We never talked much about children before we got married. They were a part of our distant future and we simply expected them to come, one of life's givens, as inevitable as aging. Our immediate concerns at that time were marriage, school, and managing two careers, in that order. But when we did mention children it was always in sentences that began, “When we have children...”
We got married when I was beginning my third year of medical school and Mike was beginning graduate school in English, so it was easy—necessary even—to postpone children. Five years later, though, as I began to hear the biological clock ticking louder and louder and with the physically most demanding years of a residency in obstetrics and gynecology behind me, we began to talk seriously about having children. To our surprise, we discovered that we felt some ambivalence about the issue. After concentrating so long on our professional lives, we found some self doubt in the face of this new responsibility. It wasn't that either one of us expressed any strong desire not to have children, but we both recognized the seriousness of the step. It wasn't long, though, before we decided yes, we want to have children. We wanted to affirm our belief in life and our love for each other. We may have begun with ambivalence, but we discovered that our desire for children was no less strong for it; in fact, wrestling with the issue may have strengthened that desire. We wanted a child.
The story of the next three years is familiar to most couples who have faced problems with their fertility. At first we felt foolish at the disappointment we felt when my period would come. We knew that it takes time. But when a few months became a year, we began to fear that something might be wrong. As an obstetrician I knew all the advice that doctors gave for getting pregnant, so even before we became infertility patients the basal temperature thermometer became a bedside fixture and sex became a routine dictated by the calendar.

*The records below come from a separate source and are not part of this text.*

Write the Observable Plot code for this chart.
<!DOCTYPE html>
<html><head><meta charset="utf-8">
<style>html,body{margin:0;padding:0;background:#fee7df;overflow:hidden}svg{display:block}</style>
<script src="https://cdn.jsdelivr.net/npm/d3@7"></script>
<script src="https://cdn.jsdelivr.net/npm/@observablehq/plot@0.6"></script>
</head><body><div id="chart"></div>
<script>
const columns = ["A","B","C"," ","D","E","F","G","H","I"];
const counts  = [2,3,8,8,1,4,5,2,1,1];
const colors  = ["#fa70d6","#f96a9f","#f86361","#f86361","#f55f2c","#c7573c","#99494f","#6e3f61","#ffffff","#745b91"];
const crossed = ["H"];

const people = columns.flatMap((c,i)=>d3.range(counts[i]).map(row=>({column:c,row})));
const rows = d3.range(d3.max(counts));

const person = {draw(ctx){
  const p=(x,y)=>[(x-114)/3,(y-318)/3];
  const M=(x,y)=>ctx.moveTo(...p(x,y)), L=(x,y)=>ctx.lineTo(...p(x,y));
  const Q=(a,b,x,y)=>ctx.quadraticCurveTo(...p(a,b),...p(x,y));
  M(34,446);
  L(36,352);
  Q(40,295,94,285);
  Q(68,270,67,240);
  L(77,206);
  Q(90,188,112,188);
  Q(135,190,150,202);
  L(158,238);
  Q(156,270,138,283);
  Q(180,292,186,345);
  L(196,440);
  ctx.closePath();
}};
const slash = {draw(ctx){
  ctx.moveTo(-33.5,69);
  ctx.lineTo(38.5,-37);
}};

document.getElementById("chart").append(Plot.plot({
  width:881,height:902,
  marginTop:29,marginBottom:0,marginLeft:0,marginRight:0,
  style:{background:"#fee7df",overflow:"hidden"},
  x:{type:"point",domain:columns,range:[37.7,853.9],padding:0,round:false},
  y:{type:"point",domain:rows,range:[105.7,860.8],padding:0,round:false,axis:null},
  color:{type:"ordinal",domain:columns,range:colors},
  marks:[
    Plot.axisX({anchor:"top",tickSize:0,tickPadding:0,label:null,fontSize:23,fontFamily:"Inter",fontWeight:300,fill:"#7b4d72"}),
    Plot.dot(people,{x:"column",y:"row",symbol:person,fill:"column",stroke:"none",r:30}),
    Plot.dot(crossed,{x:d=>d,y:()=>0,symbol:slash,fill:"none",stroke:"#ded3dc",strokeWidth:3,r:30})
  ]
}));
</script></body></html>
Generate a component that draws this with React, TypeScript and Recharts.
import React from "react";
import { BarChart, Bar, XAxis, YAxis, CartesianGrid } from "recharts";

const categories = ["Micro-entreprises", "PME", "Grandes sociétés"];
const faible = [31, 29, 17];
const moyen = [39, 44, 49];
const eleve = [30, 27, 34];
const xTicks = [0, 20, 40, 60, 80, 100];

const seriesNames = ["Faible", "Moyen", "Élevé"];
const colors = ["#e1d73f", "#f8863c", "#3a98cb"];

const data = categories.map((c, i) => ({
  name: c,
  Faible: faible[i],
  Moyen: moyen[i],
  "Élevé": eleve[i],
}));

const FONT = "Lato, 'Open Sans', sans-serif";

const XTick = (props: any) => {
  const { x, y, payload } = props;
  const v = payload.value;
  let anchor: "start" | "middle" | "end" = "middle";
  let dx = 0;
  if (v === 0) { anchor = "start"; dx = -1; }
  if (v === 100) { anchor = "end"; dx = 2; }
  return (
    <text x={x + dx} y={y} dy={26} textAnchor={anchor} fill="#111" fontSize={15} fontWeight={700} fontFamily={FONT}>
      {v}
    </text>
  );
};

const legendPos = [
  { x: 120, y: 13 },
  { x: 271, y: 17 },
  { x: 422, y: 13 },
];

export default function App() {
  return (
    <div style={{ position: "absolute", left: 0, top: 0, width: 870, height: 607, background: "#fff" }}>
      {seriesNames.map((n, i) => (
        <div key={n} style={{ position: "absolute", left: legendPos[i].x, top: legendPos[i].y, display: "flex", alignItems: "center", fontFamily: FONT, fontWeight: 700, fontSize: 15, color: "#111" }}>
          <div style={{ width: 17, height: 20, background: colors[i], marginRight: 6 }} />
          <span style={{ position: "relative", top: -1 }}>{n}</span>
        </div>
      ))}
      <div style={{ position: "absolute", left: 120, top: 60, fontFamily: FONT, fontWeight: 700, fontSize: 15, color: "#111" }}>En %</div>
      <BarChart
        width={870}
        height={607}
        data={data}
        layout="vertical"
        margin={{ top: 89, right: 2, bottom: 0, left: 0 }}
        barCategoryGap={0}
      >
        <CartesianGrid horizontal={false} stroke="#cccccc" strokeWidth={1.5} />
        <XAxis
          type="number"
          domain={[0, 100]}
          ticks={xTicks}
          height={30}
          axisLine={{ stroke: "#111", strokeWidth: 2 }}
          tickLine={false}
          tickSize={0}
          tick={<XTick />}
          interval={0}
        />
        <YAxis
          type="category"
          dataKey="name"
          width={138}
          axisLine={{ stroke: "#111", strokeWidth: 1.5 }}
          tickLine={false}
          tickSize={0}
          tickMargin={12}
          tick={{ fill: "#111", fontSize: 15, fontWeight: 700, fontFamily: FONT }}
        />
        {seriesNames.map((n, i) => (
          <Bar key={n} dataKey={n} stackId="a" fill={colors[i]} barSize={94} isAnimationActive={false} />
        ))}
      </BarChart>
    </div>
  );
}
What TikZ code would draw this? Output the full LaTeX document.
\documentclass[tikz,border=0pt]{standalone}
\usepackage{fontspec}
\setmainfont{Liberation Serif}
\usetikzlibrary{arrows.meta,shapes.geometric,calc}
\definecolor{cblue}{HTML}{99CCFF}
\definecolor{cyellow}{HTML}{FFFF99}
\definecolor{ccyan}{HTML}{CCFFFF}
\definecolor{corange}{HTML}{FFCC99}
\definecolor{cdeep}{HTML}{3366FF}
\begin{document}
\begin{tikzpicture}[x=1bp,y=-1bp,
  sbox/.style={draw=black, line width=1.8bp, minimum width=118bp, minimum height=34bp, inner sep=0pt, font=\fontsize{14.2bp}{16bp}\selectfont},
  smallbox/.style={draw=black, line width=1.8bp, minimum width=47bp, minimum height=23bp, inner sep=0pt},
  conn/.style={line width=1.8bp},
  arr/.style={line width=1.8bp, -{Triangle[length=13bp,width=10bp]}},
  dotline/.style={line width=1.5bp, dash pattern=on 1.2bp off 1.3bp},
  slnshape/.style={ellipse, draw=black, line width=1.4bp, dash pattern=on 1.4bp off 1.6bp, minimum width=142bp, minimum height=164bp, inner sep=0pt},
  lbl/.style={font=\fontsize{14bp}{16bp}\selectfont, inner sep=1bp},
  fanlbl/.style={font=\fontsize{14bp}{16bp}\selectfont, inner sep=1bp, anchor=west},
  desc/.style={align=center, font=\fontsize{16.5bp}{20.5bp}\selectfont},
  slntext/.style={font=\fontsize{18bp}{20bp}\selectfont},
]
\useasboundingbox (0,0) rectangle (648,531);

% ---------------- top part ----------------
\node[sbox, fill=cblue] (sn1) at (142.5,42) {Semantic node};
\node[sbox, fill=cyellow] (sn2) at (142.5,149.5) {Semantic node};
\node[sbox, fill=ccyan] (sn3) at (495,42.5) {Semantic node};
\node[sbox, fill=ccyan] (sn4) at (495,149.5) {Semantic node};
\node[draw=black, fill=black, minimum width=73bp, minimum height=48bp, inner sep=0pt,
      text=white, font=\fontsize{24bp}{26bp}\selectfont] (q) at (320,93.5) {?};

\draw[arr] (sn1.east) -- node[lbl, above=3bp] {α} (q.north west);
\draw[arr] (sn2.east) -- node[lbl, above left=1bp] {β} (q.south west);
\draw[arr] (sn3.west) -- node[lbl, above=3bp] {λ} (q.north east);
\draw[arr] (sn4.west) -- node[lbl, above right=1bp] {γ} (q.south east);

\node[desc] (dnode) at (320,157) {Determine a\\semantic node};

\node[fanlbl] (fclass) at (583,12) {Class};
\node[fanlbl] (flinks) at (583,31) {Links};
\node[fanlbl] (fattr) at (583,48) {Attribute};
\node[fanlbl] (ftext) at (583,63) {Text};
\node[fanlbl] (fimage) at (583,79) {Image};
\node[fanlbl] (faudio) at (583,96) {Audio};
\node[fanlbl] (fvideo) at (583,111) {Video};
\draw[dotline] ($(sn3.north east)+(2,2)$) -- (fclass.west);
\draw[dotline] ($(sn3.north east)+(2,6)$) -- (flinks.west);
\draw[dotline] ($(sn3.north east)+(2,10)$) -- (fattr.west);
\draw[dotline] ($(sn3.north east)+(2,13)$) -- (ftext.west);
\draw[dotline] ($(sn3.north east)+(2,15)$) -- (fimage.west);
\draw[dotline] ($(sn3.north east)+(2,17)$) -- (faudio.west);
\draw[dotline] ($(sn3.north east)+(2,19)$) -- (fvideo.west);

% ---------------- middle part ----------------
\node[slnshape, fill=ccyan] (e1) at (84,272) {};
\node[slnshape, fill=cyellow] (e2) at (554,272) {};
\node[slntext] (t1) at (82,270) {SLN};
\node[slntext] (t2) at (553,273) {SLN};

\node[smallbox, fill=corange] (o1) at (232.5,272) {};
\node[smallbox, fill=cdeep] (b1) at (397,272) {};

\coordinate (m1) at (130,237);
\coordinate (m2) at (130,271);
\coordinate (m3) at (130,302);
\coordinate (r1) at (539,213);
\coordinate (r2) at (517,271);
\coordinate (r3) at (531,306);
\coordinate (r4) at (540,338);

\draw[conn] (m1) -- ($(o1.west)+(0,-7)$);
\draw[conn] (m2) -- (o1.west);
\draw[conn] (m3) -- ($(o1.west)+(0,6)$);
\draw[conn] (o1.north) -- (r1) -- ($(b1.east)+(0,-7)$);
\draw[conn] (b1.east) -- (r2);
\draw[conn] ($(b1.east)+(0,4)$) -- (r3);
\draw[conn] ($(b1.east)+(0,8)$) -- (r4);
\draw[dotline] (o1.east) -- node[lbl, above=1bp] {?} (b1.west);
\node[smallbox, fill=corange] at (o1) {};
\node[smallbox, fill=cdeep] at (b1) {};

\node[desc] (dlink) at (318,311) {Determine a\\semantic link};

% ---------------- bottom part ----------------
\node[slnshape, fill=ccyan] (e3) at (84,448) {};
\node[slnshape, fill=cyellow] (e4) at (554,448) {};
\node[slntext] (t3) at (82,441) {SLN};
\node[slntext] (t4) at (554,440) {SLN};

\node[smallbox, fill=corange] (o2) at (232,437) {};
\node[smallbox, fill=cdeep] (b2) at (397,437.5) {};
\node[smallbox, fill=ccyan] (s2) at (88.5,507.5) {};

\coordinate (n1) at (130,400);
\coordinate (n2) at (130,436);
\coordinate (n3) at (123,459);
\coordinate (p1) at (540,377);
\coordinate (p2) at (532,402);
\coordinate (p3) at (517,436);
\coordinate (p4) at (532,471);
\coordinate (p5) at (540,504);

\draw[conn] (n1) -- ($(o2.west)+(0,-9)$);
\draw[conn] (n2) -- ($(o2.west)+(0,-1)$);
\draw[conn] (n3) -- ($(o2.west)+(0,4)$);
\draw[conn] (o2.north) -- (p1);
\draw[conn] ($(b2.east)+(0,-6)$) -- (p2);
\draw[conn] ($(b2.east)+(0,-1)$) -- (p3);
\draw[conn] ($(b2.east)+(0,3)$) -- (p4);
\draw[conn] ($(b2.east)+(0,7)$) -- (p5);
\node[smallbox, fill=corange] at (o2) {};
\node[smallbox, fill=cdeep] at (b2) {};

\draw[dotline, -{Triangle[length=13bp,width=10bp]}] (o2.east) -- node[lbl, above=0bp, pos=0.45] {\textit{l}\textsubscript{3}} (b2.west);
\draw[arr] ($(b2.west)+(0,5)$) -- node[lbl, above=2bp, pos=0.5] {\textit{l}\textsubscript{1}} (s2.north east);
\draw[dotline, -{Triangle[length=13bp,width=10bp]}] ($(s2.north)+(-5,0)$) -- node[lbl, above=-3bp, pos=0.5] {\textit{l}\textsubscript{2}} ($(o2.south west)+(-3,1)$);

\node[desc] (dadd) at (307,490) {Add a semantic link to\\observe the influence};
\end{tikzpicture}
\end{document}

When even these efforts produced no baby, we decided that the time had come to seek help from an infertility specialist. The fact that I was an OB/GYN resident made our infertility workup both easier and more difficult than most couples'. Because I worked with infertility patients myself, I knew where to go for the best care and had easy access to the doctors who could give me that care. But there were disadvantages, too. I had delayed going to see a doctor because of a professional pride that led me to believe that I could solve the problem myself. I also knew all about the difficult tests and procedures that come with an infertility workup and treatment. The worst thing about being an insider, though, was that I was often treated more like a colleague than a patient. I found myself wanting more specific explanations, more counseling, more comforting. And worse yet, I was the one who had to translate all the medical jargon into laymen's terms for Mike, outlining for him the risks and alternatives for tests and treatments. It was hard to do that objectively, particularly when I was the one being discussed!
Physician heal thyself had its humorous side, too. At one point in our workup we were asked to obtain some cervical mucus and mail it in dry ice to a lab in Michigan. Getting the dry ice and packaging was no problem, but getting the mucus was. At that time I was beginning private practice and was unwilling (for reasons of modesty?) to ask my new partners to get the mucus for me. So Mike and I decided to do it ourselves. When the right time of the month came around, we sneaked into my office late at night after everyone, including the janitor, had gone. We felt like comic thieves in a movie and even jumped like frightened deer when a water cooler abruptly turned on. I got into the stirrups and with a hand mirror directed Mike through his first gynecological exam. Mike, who doesn't even like for me to talk about what I do, was sweating awfully under the hot lights he was using to see through the speculum as I called out what to do: “It's that round thing in the middle. No, over there. Yes, that's it. Now take the...” We never did get the mucus but at least Mike no longer suffers from professional envy.